TASK DETAILS >> Your task is to transcribe the data in full.

--------------------------------

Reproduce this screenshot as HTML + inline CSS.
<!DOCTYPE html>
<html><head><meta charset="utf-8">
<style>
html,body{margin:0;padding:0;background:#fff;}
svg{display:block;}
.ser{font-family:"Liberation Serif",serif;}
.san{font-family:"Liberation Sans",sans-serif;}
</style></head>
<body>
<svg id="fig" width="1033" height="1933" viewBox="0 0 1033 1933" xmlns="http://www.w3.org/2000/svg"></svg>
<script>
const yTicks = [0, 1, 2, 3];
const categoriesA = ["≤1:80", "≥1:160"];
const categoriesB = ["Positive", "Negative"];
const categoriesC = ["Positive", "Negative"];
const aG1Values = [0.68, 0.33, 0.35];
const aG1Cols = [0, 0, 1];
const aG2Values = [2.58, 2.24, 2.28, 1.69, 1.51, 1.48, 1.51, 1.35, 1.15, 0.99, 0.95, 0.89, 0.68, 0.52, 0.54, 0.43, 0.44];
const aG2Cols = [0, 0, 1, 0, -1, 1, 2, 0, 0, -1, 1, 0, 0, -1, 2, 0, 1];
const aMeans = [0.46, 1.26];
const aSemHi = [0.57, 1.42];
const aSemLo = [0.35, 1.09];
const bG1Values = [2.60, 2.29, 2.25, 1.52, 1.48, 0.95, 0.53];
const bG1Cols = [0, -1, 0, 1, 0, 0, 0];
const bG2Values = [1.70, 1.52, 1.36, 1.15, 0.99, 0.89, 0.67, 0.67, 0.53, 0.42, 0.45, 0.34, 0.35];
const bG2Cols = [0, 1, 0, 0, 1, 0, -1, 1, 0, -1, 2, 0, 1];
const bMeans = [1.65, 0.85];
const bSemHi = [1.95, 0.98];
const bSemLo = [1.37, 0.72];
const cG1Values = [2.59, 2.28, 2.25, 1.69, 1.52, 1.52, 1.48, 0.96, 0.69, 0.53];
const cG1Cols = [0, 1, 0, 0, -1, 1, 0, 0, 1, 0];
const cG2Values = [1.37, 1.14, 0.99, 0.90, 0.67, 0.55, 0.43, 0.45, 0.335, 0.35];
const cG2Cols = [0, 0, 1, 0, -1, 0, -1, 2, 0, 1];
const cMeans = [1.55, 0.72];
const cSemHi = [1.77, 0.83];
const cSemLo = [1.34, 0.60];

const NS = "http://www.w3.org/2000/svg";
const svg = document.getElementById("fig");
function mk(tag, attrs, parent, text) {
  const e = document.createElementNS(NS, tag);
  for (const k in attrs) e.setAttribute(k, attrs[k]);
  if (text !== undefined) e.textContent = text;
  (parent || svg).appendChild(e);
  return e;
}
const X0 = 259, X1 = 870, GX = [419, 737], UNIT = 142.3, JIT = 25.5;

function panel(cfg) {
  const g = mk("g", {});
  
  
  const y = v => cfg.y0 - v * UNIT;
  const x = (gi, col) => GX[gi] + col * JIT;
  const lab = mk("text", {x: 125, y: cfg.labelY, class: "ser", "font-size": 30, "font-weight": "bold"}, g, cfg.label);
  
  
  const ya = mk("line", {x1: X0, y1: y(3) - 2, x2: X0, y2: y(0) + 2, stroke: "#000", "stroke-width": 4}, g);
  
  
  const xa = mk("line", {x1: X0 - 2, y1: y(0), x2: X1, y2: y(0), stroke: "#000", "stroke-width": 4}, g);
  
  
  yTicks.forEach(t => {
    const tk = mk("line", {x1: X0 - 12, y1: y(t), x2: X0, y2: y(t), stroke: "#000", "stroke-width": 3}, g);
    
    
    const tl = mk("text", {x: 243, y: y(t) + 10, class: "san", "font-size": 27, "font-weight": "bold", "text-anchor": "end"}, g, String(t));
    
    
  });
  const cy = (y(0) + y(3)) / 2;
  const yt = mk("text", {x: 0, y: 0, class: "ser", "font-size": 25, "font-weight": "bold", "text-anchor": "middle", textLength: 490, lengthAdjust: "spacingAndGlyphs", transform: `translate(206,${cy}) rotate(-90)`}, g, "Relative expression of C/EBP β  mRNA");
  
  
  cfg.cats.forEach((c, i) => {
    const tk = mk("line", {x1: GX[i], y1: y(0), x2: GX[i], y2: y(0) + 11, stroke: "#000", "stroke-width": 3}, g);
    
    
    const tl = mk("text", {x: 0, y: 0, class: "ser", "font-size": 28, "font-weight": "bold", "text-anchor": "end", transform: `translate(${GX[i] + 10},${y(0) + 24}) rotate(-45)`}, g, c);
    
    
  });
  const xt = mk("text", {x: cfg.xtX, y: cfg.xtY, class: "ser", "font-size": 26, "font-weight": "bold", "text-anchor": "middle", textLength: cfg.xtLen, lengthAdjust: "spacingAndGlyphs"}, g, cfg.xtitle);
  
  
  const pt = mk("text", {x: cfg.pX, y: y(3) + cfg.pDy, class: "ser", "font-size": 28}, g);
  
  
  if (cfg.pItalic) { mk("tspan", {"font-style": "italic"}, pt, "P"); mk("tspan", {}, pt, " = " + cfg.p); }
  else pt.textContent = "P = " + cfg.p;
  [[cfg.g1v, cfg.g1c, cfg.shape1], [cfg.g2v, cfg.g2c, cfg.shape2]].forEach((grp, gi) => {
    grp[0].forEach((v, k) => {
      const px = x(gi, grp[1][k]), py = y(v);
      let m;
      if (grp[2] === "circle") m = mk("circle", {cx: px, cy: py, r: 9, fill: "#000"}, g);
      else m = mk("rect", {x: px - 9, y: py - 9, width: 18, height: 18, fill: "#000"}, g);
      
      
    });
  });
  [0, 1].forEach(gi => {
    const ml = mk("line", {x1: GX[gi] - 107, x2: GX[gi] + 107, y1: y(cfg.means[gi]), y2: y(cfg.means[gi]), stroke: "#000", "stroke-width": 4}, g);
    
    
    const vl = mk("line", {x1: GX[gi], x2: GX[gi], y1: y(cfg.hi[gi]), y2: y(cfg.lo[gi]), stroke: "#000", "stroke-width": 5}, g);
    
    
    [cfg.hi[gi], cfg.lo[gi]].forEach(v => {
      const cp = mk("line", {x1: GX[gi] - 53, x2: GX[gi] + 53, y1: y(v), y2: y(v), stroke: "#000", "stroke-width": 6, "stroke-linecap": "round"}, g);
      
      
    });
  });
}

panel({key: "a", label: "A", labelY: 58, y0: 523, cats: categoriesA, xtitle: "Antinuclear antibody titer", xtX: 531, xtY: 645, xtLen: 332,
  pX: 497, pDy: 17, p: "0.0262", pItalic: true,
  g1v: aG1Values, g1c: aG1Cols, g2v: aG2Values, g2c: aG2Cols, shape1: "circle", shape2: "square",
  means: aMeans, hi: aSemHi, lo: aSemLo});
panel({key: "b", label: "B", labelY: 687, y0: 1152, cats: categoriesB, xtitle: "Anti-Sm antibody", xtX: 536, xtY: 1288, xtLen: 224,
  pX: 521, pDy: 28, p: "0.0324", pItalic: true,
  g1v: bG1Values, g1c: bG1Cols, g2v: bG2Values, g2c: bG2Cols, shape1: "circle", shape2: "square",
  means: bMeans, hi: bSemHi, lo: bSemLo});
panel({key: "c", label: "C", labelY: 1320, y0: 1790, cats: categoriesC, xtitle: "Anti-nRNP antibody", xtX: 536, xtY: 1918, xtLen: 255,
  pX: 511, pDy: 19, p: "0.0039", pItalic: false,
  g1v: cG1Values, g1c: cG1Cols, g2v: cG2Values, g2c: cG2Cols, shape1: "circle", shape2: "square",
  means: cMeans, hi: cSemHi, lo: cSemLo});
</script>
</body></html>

--------------------------------

SOLVED EXERCISE >>
Reproduce this screenshot as HTML + inline CSS.
<!DOCTYPE html>
<html><head><meta charset="utf-8">
<style>
html,body{margin:0;padding:0;background:#fff;}
svg{display:block;}
.ser{font-family:"Liberation Serif",serif;}
.san{font-family:"Liberation Sans",sans-serif;}
</style></head>
<body>
<svg id="fig" width="1033" height="1933" viewBox="0 0 1033 1933" xmlns="http://www.w3.org/2000/svg"></svg>
<script>
const yTicks = [0, 1, 2, 3];
const categoriesA = ["≤1:80", "≥1:160"];
const categoriesB = ["Positive", "Negative"];
const categoriesC = ["Positive", "Negative"];
const aG1Values = [0.68, 0.33, 0.35];
const aG1Cols = [0, 0, 1];
const aG2Values = [2.58, 2.24, 2.28, 1.69, 1.51, 1.48, 1.51, 1.35, 1.15, 0.99, 0.95, 0.89, 0.68, 0.52, 0.54, 0.43, 0.44];
const aG2Cols = [0, 0, 1, 0, -1, 1, 2, 0, 0, -1, 1, 0, 0, -1, 2, 0, 1];
const aMeans = [0.46, 1.26];
const aSemHi = [0.57, 1.42];
const aSemLo = [0.35, 1.09];
const bG1Values = [2.60, 2.29, 2.25, 1.52, 1.48, 0.95, 0.53];
const bG1Cols = [0, -1, 0, 1, 0, 0, 0];
const bG2Values = [1.70, 1.52, 1.36, 1.15, 0.99, 0.89, 0.67, 0.67, 0.53, 0.42, 0.45, 0.34, 0.35];
const bG2Cols = [0, 1, 0, 0, 1, 0, -1, 1, 0, -1, 2, 0, 1];
const bMeans = [1.65, 0.85];
const bSemHi = [1.95, 0.98];
const bSemLo = [1.37, 0.72];
const cG1Values = [2.59, 2.28, 2.25, 1.69, 1.52, 1.52, 1.48, 0.96, 0.69, 0.53];
const cG1Cols = [0, 1, 0, 0, -1, 1, 0, 0, 1, 0];
const cG2Values = [1.37, 1.14, 0.99, 0.90, 0.67, 0.55, 0.43, 0.45, 0.335, 0.35];
const cG2Cols = [0, 0, 1, 0, -1, 0, -1, 2, 0, 1];
const cMeans = [1.55, 0.72];
const cSemHi = [1.77, 0.83];
const cSemLo = [1.34, 0.60];

const NS = "http://www.w3.org/2000/svg";
const svg = document.getElementById("fig");
function mk(tag, attrs, parent, text) {
  const e = document.createElementNS(NS, tag);
  for (const k in attrs) e.setAttribute(k, attrs[k]);
  if (text !== undefined) e.textContent = text;
  (parent || svg).appendChild(e);
  return e;
}
const X0 = 259, X1 = 870, GX = [419, 737], UNIT = 142.3, JIT = 25.5;

function panel(cfg) {
  const g = mk("g", {});
  
  
  const y = v => cfg.y0 - v * UNIT;
  const x = (gi, col) => GX[gi] + col * JIT;
  const lab = mk("text", {x: 125, y: cfg.labelY, class: "ser", "font-size": 30, "font-weight": "bold"}, g, cfg.label);
  
  
  const ya = mk("line", {x1: X0, y1: y(3) - 2, x2: X0, y2: y(0) + 2, stroke: "#000", "stroke-width": 4}, g);
  
  
  const xa = mk("line", {x1: X0 - 2, y1: y(0), x2: X1, y2: y(0), stroke: "#000", "stroke-width": 4}, g);
  
  
  yTicks.forEach(t => {
    const tk = mk("line", {x1: X0 - 12, y1: y(t), x2: X0, y2: y(t), stroke: "#000", "stroke-width": 3}, g);
    
    
    const tl = mk("text", {x: 243, y: y(t) + 10, class: "san", "font-size": 27, "font-weight": "bold", "text-anchor": "end"}, g, String(t));
    
    
  });
  const cy = (y(0) + y(3)) / 2;
  const yt = mk("text", {x: 0, y: 0, class: "ser", "font-size": 25, "font-weight": "bold", "text-anchor": "middle", textLength: 490, lengthAdjust: "spacingAndGlyphs", transform: `translate(206,${cy}) rotate(-90)`}, g, "Relative expression of C/EBP β  mRNA");
  
  
  cfg.cats.forEach((c, i) => {
    const tk = mk("line", {x1: GX[i], y1: y(0), x2: GX[i], y2: y(0) + 11, stroke: "#000", "stroke-width": 3}, g);
    
    
    const tl = mk("text", {x: 0, y: 0, class: "ser", "font-size": 28, "font-weight": "bold", "text-anchor": "end", transform: `translate(${GX[i] + 10},${y(0) + 24}) rotate(-45)`}, g, c);
    
    
  });
  const xt = mk("text", {x: cfg.xtX, y: cfg.xtY, class: "ser", "font-size": 26, "font-weight": "bold", "text-anchor": "middle", textLength: cfg.xtLen, lengthAdjust: "spacingAndGlyphs"}, g, cfg.xtitle);
  
  
  const pt = mk("text", {x: cfg.pX, y: y(3) + cfg.pDy, class: "ser", "font-size": 28}, g);
  
  
  if (cfg.pItalic) { mk("tspan", {"font-style": "italic"}, pt, "P"); mk("tspan", {}, pt, " = " + cfg.p); }
  else pt.textContent = "P = " + cfg.p;
  [[cfg.g1v, cfg.g1c, cfg.shape1], [cfg.g2v, cfg.g2c, cfg.shape2]].forEach((grp, gi) => {
    grp[0].forEach((v, k) => {
      const px = x(gi, grp[1][k]), py = y(v);
      let m;
      if (grp[2] === "circle") m = mk("circle", {cx: px, cy: py, r: 9, fill: "#000"}, g);
      else m = mk("rect", {x: px - 9, y: py - 9, width: 18, height: 18, fill: "#000"}, g);
      
      
    });
  });
  [0, 1].forEach(gi => {
    const ml = mk("line", {x1: GX[gi] - 107, x2: GX[gi] + 107, y1: y(cfg.means[gi]), y2: y(cfg.means[gi]), stroke: "#000", "stroke-width": 4}, g);
    
    
    const vl = mk("line", {x1: GX[gi], x2: GX[gi], y1: y(cfg.hi[gi]), y2: y(cfg.lo[gi]), stroke: "#000", "stroke-width": 5}, g);
    
    
    [cfg.hi[gi], cfg.lo[gi]].forEach(v => {
      const cp = mk("line", {x1: GX[gi] - 53, x2: GX[gi] + 53, y1: y(v), y2: y(v), stroke: "#000", "stroke-width": 6, "stroke-linecap": "round"}, g);
      
      
    });
  });
}

panel({key: "a", label: "A", labelY: 58, y0: 523, cats: categoriesA, xtitle: "Antinuclear antibody titer", xtX: 531, xtY: 645, xtLen: 332,
  pX: 497, pDy: 17, p: "0.0262", pItalic: true,
  g1v: aG1Values, g1c: aG1Cols, g2v: aG2Values, g2c: aG2Cols, shape1: "circle", shape2: "square",
  means: aMeans, hi: aSemHi, lo: aSemLo});
panel({key: "b", label: "B", labelY: 687, y0: 1152, cats: categoriesB, xtitle: "Anti-Sm antibody", xtX: 536, xtY: 1288, xtLen: 224,
  pX: 521, pDy: 28, p: "0.0324", pItalic: true,
  g1v: bG1Values, g1c: bG1Cols, g2v: bG2Values, g2c: bG2Cols, shape1: "circle", shape2: "square",
  means: bMeans, hi: bSemHi, lo: bSemLo});
panel({key: "c", label: "C", labelY: 1320, y0: 1790, cats: categoriesC, xtitle: "Anti-nRNP antibody", xtX: 536, xtY: 1918, xtLen: 255,
  pX: 511, pDy: 19, p: "0.0039", pItalic: false,
  g1v: cG1Values, g1c: cG1Cols, g2v: cG2Values, g2c: cG2Cols, shape1: "circle", shape2: "square",
  means: cMeans, hi: cSemHi, lo: cSemLo});
</script>
</body></html>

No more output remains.